***** DATA PROVIDED *****
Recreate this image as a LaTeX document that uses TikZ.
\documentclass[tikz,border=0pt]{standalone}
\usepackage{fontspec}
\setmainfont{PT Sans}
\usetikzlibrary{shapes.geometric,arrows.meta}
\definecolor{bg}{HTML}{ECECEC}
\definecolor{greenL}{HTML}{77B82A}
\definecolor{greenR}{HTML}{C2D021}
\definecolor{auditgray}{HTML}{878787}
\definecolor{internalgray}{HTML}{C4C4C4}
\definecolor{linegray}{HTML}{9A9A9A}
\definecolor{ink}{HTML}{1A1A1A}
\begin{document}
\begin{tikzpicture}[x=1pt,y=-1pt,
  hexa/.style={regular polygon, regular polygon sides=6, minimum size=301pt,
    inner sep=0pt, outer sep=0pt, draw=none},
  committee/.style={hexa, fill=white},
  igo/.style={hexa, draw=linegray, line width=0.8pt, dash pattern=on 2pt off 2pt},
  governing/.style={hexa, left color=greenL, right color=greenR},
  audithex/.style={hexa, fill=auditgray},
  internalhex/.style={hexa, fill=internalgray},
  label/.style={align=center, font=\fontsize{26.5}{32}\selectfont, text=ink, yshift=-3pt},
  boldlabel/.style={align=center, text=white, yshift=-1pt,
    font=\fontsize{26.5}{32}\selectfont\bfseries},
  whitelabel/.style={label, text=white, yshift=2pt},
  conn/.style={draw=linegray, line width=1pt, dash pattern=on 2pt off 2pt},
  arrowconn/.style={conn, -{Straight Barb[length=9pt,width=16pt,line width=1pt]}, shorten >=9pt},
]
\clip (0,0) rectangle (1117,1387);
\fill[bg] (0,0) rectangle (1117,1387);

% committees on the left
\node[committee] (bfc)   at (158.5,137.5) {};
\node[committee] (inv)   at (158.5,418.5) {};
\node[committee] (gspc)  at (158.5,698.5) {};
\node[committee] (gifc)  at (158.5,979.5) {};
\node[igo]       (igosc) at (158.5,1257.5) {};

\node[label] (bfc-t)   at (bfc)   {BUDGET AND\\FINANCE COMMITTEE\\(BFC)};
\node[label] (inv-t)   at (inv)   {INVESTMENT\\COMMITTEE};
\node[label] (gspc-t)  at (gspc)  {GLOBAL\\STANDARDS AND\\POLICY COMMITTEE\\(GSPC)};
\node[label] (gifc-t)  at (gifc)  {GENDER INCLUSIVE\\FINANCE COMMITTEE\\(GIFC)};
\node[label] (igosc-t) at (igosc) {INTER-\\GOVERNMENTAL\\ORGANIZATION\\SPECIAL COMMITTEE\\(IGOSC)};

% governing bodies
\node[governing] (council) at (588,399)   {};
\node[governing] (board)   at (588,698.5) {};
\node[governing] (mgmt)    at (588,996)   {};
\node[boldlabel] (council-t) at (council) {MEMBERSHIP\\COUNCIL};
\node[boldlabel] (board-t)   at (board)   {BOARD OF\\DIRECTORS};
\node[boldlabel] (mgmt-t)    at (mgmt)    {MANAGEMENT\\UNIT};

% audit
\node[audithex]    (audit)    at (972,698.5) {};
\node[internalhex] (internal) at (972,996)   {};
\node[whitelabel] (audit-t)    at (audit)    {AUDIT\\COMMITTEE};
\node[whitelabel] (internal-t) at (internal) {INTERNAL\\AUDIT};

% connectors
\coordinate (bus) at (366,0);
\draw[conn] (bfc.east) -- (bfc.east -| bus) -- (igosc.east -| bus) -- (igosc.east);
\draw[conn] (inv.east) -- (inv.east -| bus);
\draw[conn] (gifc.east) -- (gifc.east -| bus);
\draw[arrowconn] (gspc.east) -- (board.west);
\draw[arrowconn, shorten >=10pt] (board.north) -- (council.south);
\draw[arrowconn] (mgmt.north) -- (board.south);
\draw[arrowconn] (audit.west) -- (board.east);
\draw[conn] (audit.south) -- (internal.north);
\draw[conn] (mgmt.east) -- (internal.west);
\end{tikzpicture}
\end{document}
*****
***** DATA PROVIDED *****
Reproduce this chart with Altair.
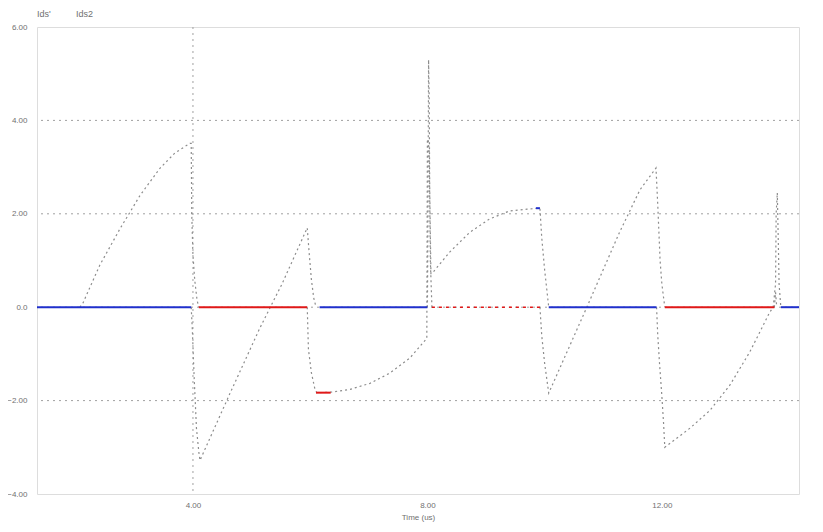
*****
***** DATA PROVIDED *****
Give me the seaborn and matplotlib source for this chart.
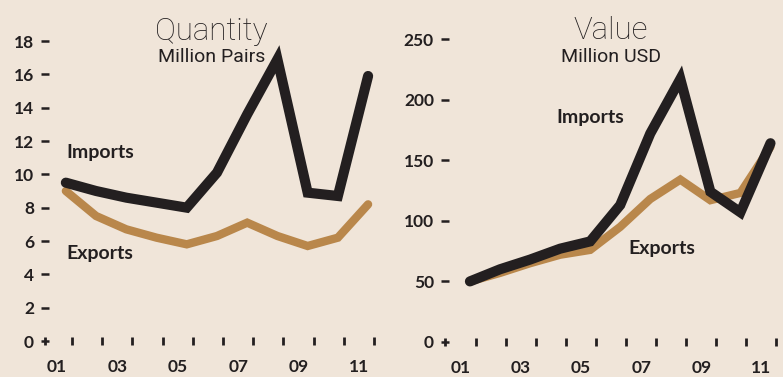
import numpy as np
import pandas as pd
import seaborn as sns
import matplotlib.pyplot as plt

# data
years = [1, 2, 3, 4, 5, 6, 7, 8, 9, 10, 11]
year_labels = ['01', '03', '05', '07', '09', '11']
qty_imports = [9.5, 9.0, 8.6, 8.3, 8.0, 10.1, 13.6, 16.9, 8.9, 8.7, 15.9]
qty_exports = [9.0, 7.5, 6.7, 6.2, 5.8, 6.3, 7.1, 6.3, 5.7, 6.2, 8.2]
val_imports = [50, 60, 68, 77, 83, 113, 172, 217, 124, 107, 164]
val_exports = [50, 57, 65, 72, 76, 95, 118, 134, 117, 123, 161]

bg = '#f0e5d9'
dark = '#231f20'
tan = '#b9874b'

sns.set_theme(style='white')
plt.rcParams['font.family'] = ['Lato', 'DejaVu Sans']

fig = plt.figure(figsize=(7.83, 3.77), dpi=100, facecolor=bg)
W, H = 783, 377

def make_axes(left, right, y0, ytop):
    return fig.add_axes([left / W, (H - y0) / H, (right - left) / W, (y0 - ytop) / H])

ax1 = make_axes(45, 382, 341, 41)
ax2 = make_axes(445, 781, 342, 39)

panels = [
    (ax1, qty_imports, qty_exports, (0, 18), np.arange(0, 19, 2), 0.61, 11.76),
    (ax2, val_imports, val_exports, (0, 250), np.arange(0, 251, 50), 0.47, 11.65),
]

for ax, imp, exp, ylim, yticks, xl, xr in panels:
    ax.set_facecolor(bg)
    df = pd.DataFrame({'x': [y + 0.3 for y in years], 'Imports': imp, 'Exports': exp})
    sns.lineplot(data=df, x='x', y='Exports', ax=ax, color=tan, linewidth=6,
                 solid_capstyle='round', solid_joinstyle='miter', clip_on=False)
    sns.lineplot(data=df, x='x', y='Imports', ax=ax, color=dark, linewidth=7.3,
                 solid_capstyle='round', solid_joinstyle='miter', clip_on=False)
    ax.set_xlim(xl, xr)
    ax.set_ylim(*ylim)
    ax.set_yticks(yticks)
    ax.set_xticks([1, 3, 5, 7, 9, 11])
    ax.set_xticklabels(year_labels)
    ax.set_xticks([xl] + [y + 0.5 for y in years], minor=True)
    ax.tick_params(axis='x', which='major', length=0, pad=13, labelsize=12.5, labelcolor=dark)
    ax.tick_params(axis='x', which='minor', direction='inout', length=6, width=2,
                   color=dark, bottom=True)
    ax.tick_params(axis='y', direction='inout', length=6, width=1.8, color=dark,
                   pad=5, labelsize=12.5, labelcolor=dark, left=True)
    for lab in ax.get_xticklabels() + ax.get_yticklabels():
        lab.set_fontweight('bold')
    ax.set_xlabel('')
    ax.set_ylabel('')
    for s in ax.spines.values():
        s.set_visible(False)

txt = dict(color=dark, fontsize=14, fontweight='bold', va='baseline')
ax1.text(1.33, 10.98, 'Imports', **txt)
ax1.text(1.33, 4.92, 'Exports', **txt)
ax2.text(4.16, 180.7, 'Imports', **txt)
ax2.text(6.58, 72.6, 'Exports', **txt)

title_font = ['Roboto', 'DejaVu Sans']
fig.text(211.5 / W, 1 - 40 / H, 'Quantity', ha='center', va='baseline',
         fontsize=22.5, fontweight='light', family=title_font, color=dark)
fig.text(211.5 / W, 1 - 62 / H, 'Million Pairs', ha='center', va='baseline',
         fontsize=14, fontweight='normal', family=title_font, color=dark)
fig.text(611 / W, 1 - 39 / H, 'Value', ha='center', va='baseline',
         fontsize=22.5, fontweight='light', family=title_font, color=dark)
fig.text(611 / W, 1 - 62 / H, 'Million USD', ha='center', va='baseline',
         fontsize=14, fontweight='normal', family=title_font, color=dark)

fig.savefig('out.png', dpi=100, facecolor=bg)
*****
> _REQUEST_:
Output word for word the lines running from the one containing "Give me the" to the one containing "plt.rcParams['font.family'] = ['Lato', 'DejaVu", both included, leaving out the pictures.

> _WRITTEN ANSWER_:
Give me the seaborn and matplotlib source for this chart.
import numpy as np
import pandas as pd
import seaborn as sns
import matplotlib.pyplot as plt

# data
years = [1, 2, 3, 4, 5, 6, 7, 8, 9, 10, 11]
year_labels = ['01', '03', '05', '07', '09', '11']
qty_imports = [9.5, 9.0, 8.6, 8.3, 8.0, 10.1, 13.6, 16.9, 8.9, 8.7, 15.9]
qty_exports = [9.0, 7.5, 6.7, 6.2, 5.8, 6.3, 7.1, 6.3, 5.7, 6.2, 8.2]
val_imports = [50, 60, 68, 77, 83, 113, 172, 217, 124, 107, 164]
val_exports = [50, 57, 65, 72, 76, 95, 118, 134, 117, 123, 161]

bg = '#f0e5d9'
dark = '#231f20'
tan = '#b9874b'

sns.set_theme(style='white')
plt.rcParams['font.family'] = ['Lato', 'DejaVu Sans']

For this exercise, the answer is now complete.